»Ich muss es haben, haben, haben«, Natascha Meyer ballt die Faust und gibt ihrer Stimme ein begehrliches Timbre. Mit Friedrich Holländers »Kleptomanin« und anderen musikalischen Intermezzi unterhielt das Trio Pleroma die 180 Gäste im Akademie-Festsaal. »Geiz und Gier« war das Thema der diesjährigen Michaelisakademie. Das Akademiefest für Kooperationspartner und Freunde des Hauses durchschreitet thematisch den Reigen der sieben Todsünden und hatte in diesem Jahr mit »avaritia« das passende Laster zur herrschenden Krise gewählt.
Bevor es ans Buffet ging, gab es noch leidenschaftliche Statements in der Talkrunde. Der schwäbische Unternehmer Ulrich Scheufelen und Insolvenzverwalter Michael Pluta mahnten zum Maßhalten und zur Wahrung des Gemeinwohls. Sylvia Schwenk von Transparency International bilanzierte optimistisch, dass die Gier der Banker in der Krise schon einen kräftigen Dämpfer erhalten habe. Für den Psychoanalytiker Rainer Funk ist der Trend zu Effizienz und fortschreitender Rationalisierung Ausdruck von Habgier, einem entfremdeten Gefühl das seiner Meinung nach nicht zum Menschsein gehört.

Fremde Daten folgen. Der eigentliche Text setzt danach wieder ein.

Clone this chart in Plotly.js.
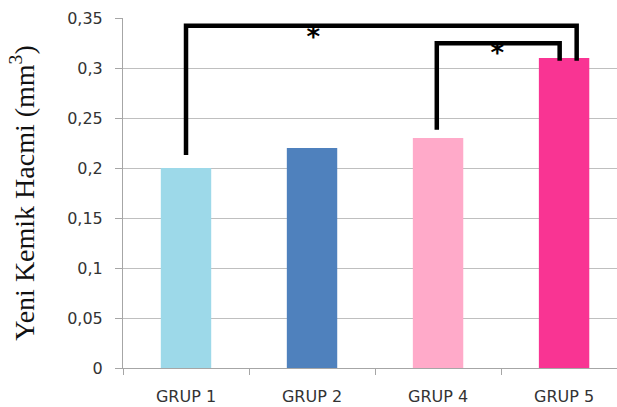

Die Michaelisakademie gibt es inzwischen seit 12 Jahren. Mit dieser Festveranstaltung erinnert die Evangelische Akademie Bad Boll an ihren Gründungstag, den Michaelistag im ersten Nachkriegsherbst. In einem ersten Zyklus umkreiste sie das Thema Verantwortung. Hauptredner waren u. a. die ehemaligen baden-württembergischen Ministerpräsidenten Erwin Teufel und Lothar Späth, der Ökumeniker Hans Küng, der Steuerrechtler Paul Kirchhof und ZDF-Intendant Markus Schächter.
Seit 2007 geht es bei der Michaelisakademie um die sog. Todsünden und die Frage, was die Sündenbegrifflichkeit in aktuellen Kontexten an Anstößigem offenbart. Nachdem inzwischen die Trägheit, der Zorn sowie Geiz und Gier »abgearbeitet« sind, ist noch offen, welcher Sünde sich die Akademie im nächsten Jahr zuwenden wird.